C'est un volet du texte qui menace également les portefeuilles non-hébergés, de type Ledger, autre point de discorde majeur. "C'est un peu comme si on nous obligeait à déclarer chaque pièce que l'on sort de notre porte-monnaie", compare David Prinçay, qui insiste sur le caractère proportionnel que devrait prendre la législation des crypto-actifs.

Lobbying

"On est déjà dans l'obligation de se soumettre aux lois anti-blanchiment et d'être irréprochable dans l'approche KYC avec tout un package de mesures. On partage nos données, nos processus et on effectue des audits rigoureux du parcours token, tous les acteurs ne jouent pas le jeu mais la plupart si", poursuit Matthieu Bouchaud.

Contre la méconnaissance des institutions, "on fait pas mal de lobbying et d'éducation pour présenter et promouvoir les principaux sujets", explique Matthieu Bouchaud. Dernier exemple en date avec le recrutement de Stéphanie Cabossioras, ex-directrice adjointe des affaires juridiques à l'autorité des marchés financiers (AMF, ndlr), qui a consolidé l'effectif de Binance France en qualité de directrice juridique.

L'industrie crypto s'est fixée pour objectif de sensibiliser les décideurs à l'opportunité que constitue ce secteur tant en matière d'emploi que d'avancée technologique ou même de souveraineté européenne. "L'Europe a manqué le train du web2, aujourd'hui elle se retrouve dans une position qui peut faire d'elle le leader mondial du web3, et ça se joue maintenant", alerte Fabien Poggi, CEO du développeur d'API français Starton. Pour ce faire, trois initiatives vont avoir leur importance : l'investissement, l'éducation et l'innovation, estime-t-il.

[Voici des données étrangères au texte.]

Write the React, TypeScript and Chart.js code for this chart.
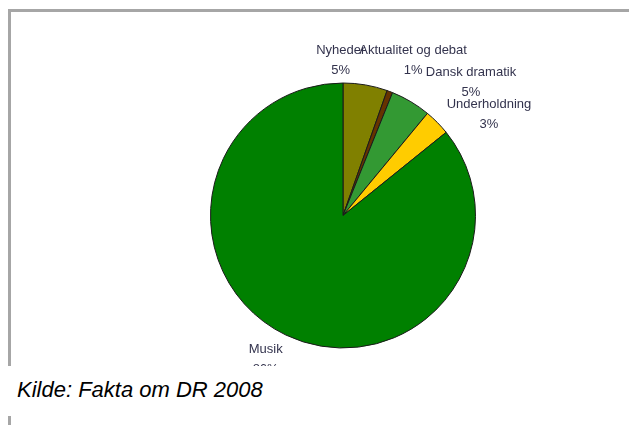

"Quand PayPal a été conçu, il fallait faire en sorte de limiter les erreurs de transaction, ils ont donc fait en sorte de créer des briques de compliance, d'audit et d'identification de scams. Aujourd'hui c'est la solution la plus utilisée et sécurisée dans le monde", rappelle Matthieu Bouchaud. L'idée est donc de reproduire ce processus à l'échelle des cryptomonnaies. "C'est un vrai sujet, il faut se battre et on ne va pas lâcher", prévient David Prinçay.